I applied arctic silver 5 on the RAM blocks and very thin layer on the SS (sterling silver) block itself. The DDR pads measure 6x1 CM (LxW) with a thickness of 1.5mm (same thickness as GMCloud's video card's GPU block piece).
Stress Prime 2004 Download
I then loaded up Stress Prime 2004 (Prime95 core, redesigned).
I ran the torture test "Large, in-place FFTs- stress RAM", so this is as bad as the temps get as far as RAM is concerned.
Here are the initial results:
---------------
48* C @ 5 minutes 23 seconds
47*C @ 7 minutes 49 seconds
(NOTE: At first it was at 49*C, but it went to 47*C during a torture test)
46* 9 minutes 15 seconds
48*C 9 minutes 35 seconds
48*C 10 minutes 14 seconds
49*C 12 minutes 11 seconds
50*C 13 minutes 5 seconds (going to and forth from 49*C)
48*C 14 minutes 2 seconds
47*C 16 minutes 30 seconds
(never exceed 48*C) 18 minutes ++++
--------------
For bookkeeping purposes, I've decided to include the rest of my temps. They generally hung around these temps.
65*C - CPU
55*C - CPU (@ 16 minutes 30 seconds of RAM testing)
47*C - GPU (w/ sterling silver GPU mod)
37*C - HD
GPU - 49*C
So was it worth it?

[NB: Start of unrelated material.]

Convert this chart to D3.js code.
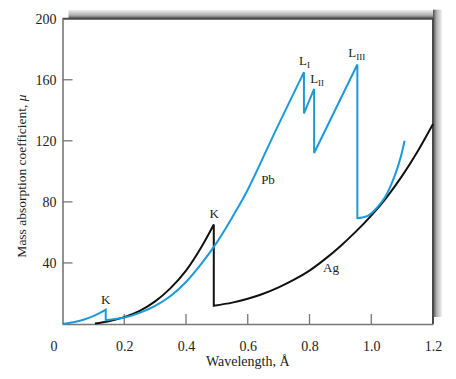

That is the question I'm asking myself while banging my forehead repeatedly on my desk, as I forgot to note what temps were BEFORE the mod. lol!
I definitely feel a LOT better that I've got a big block of almost pure silver (93%+) polished to a mirror-like finish cooling my GPU and now my RAM.
I imagine that there'll be a bottleneck to the temps, since the silver can only take in so much head. Some of the heat is transferred to the bottom plastic piece, but not as much as before (since the silver is absorbing most of the heat).
I made TWO DDR blocks, so I'll install the other soon and note any changes in results.
My next project is to somehow figure out a way of channeling the HD's massive amount of heat AWAY from the left palm rest, so I can type THAT review comfortably.













You MUST let Arctic Silver "settle in" for up to 200 hours of use, and several power-ons and power-offs.